The group identifier may include a support vector machine corresponding to each sub-category. In this case, the value of certainty output from each support vector machine is included in approximately −1 to 1, for example. The value of certainty indicates a possibility that the object included in the video belongs to a sub-category corresponding to the support vector machine. If the output value is larger, the possibility that the object included in the video is included in the selected sub-category is higher. Therefore, the group identifier outputs the identification number of the sub-category corresponding to the support vector machine that outputs the highest value as the identification number of the selected sub-category. The group identifier outputs the highest value from among the output values from each support vector machine as a certainty degree.
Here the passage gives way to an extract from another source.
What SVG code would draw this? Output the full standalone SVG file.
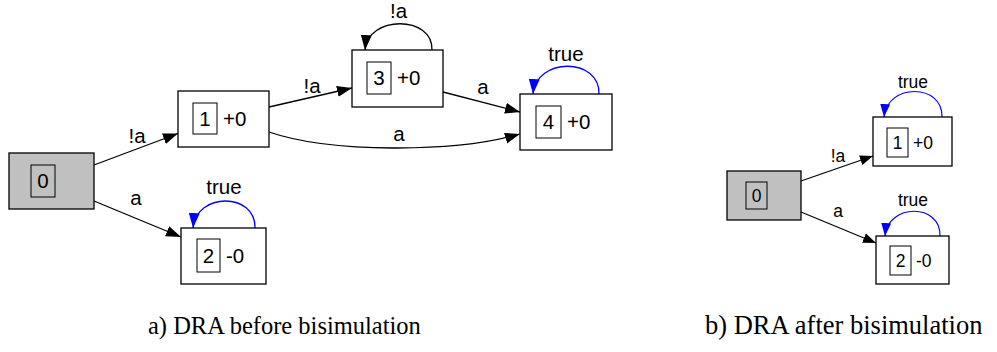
<svg xmlns="http://www.w3.org/2000/svg" width="997" height="352" viewBox="0 0 997 352">
  <style>
    .node { fill: #ffffff; stroke: #000000; stroke-width: 1.3; }
    .init { fill: #c0c0c0; stroke: #000000; stroke-width: 1.3; }
    .idbox { fill: none; stroke: #000000; stroke-width: 1; }
    .lbl { font-family: "Liberation Sans", Arial, sans-serif; font-size: 20.5px; fill: #000000; }
    .lbl-s { font-family: "Liberation Sans", Arial, sans-serif; font-size: 17.5px; fill: #000000; }
    .mid { text-anchor: middle; }
    .edge { fill: none; stroke: #000000; stroke-width: 1.3; marker-end: url(#arrow); }
    .loop { fill: none; stroke: #0000ff; stroke-width: 1.3; marker-end: url(#arrow-blue); }
    .edge-s { fill: none; stroke: #000000; stroke-width: 1.2; marker-end: url(#arrow-s); }
    .loop-s { fill: none; stroke: #0000ff; stroke-width: 1.2; marker-end: url(#arrow-blue-s); }
    .caption { font-family: "Liberation Serif", "Times New Roman", serif; font-size: 24.5px; fill: #000000; }
  </style>
  <defs>
    <marker id="arrow" markerUnits="userSpaceOnUse" markerWidth="16" markerHeight="12" refX="15" refY="5.5" orient="auto">
      <path d="M0,0 L15,5.5 L0,11 z" fill="#000000"/>
    </marker>
    <marker id="arrow-blue" markerUnits="userSpaceOnUse" markerWidth="16" markerHeight="12" refX="15" refY="5.5" orient="auto">
      <path d="M0,0 L15,5.5 L0,11 z" fill="#0000ff"/>
    </marker>
    <marker id="arrow-s" markerUnits="userSpaceOnUse" markerWidth="14" markerHeight="11" refX="13" refY="5" orient="auto">
      <path d="M0,0 L13,5 L0,10 z" fill="#000000"/>
    </marker>
    <marker id="arrow-blue-s" markerUnits="userSpaceOnUse" markerWidth="14" markerHeight="11" refX="13" refY="5" orient="auto">
      <path d="M0,0 L13,5 L0,10 z" fill="#0000ff"/>
    </marker>
  </defs>

  <!-- a) automaton before bisimulation -->
  <g id="a-edges">
    <path class="edge" d="M94,165 L178,133.5"/>
    <path class="edge" d="M94,201 L181,237"/>
    <path class="loop" d="M255,228 C256,192 196,192 193,228"/>
    <path class="edge" d="M269,107 L352,88"/>
    <path class="edge" d="M432,50 C433,15 368,15 365,50"/>
    <path class="edge" d="M443,92 L520,112"/>
    <path class="edge" d="M269,132 C330,153 455,153 520,134"/>
    <path class="loop" d="M599,94 C600,57 536,57 533,94"/>
    <text class="lbl mid" x="137" y="143">!a</text>
    <text class="lbl mid" x="136" y="205">a</text>
    <text class="lbl mid" x="224" y="194">true</text>
    <text class="lbl mid" x="312" y="93">!a</text>
    <text class="lbl mid" x="398.5" y="18">!a</text>
    <text class="lbl mid" x="483" y="94">a</text>
    <text class="lbl mid" x="399" y="141">a</text>
    <text class="lbl mid" x="566" y="61">true</text>
  </g>

  <g id="a-q0">
    <rect class="init" x="9" y="153" width="85" height="56"/>
    <rect class="idbox" x="31" y="165" width="24" height="32"/>
    <text class="lbl mid" x="43" y="188">0</text>
  </g>
  <g id="a-q1">
    <rect class="node" x="178" y="91" width="91" height="56"/>
    <rect class="idbox" x="193" y="103" width="24" height="31"/>
    <text class="lbl mid" x="205" y="126">1</text>
    <text class="lbl" x="223" y="126">+0</text>
  </g>
  <g id="a-q2">
    <rect class="node" x="181" y="228" width="85" height="56"/>
    <rect class="idbox" x="197" y="239" width="23" height="33"/>
    <text class="lbl mid" x="208.5" y="263">2</text>
    <text class="lbl" x="226" y="263">-0</text>
  </g>
  <g id="a-q3">
    <rect class="node" x="352" y="50" width="91" height="57"/>
    <rect class="idbox" x="367" y="62" width="24" height="32"/>
    <text class="lbl mid" x="379" y="85">3</text>
    <text class="lbl" x="397" y="85">+0</text>
  </g>
  <g id="a-q4">
    <rect class="node" x="520" y="94" width="92" height="56"/>
    <rect class="idbox" x="536" y="106" width="25" height="32"/>
    <text class="lbl mid" x="548.5" y="129">4</text>
    <text class="lbl" x="567" y="129">+0</text>
  </g>

  <!-- b) automaton after bisimulation -->
  <g id="b-edges">
    <path class="edge-s" d="M801,181 L873,156"/>
    <path class="edge-s" d="M801,212 L876,243"/>
    <path class="loop-s" d="M942,117 C943,83 887,83 884,117"/>
    <path class="loop-s" d="M940,236 C941,203 888,203 885,236"/>
    <text class="lbl-s mid" x="838" y="162">!a</text>
    <text class="lbl-s mid" x="838" y="217">a</text>
    <text class="lbl-s mid" x="913" y="88">true</text>
    <text class="lbl-s mid" x="913" y="206">true</text>
  </g>

  <g id="b-q0">
    <rect class="init" x="727" y="171" width="74" height="49"/>
    <rect class="idbox" x="746" y="182" width="21" height="27"/>
    <text class="lbl-s mid" x="756.5" y="202">0</text>
  </g>
  <g id="b-q1">
    <rect class="node" x="873" y="117" width="79" height="49"/>
    <rect class="idbox" x="887" y="128" width="21" height="29"/>
    <text class="lbl-s mid" x="897.5" y="149">1</text>
    <text class="lbl-s" x="913" y="149">+0</text>
  </g>
  <g id="b-q2">
    <rect class="node" x="876" y="236" width="73" height="48"/>
    <rect class="idbox" x="890" y="246" width="21" height="29"/>
    <text class="lbl-s mid" x="900.5" y="267">2</text>
    <text class="lbl-s" x="916" y="267">-0</text>
  </g>

  <!-- captions -->
  <text class="caption" x="148" y="334">a) DRA before bisimulation</text>
  <text class="caption" x="705" y="334" style="font-size:26.5px">b) DRA after bisimulation</text>
</svg>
Furthermore, if the group identifier is a recognition model based on a k-nearest neighbor algorithm, the recognition model detects k sample data positioned near the pair of the values indicating the type of each object recognized from the inspection section. In this case, k is an integer that is equal to or more than 3. The group identifier selects the sub-category with the largest corresponding sample data from among the k sample data. From among the k sample data, the number of the sample data corresponding to the selected sub-category is m (m is an integer that is equal to or lower than k), the group identifier outputs (m/k) as the certainty degree.

The selecting unit 23 stores the identification number and the certainty degree of the selected sub-category into the storage device 12 in association with the input video. The selecting unit 23 sends the certainty degree to the calculating unit 24.

Based on the certainty degree and the prediction value of the number of appearance objects, the calculating unit 24 calculates an evaluation value indicating adequacy of the inspection section.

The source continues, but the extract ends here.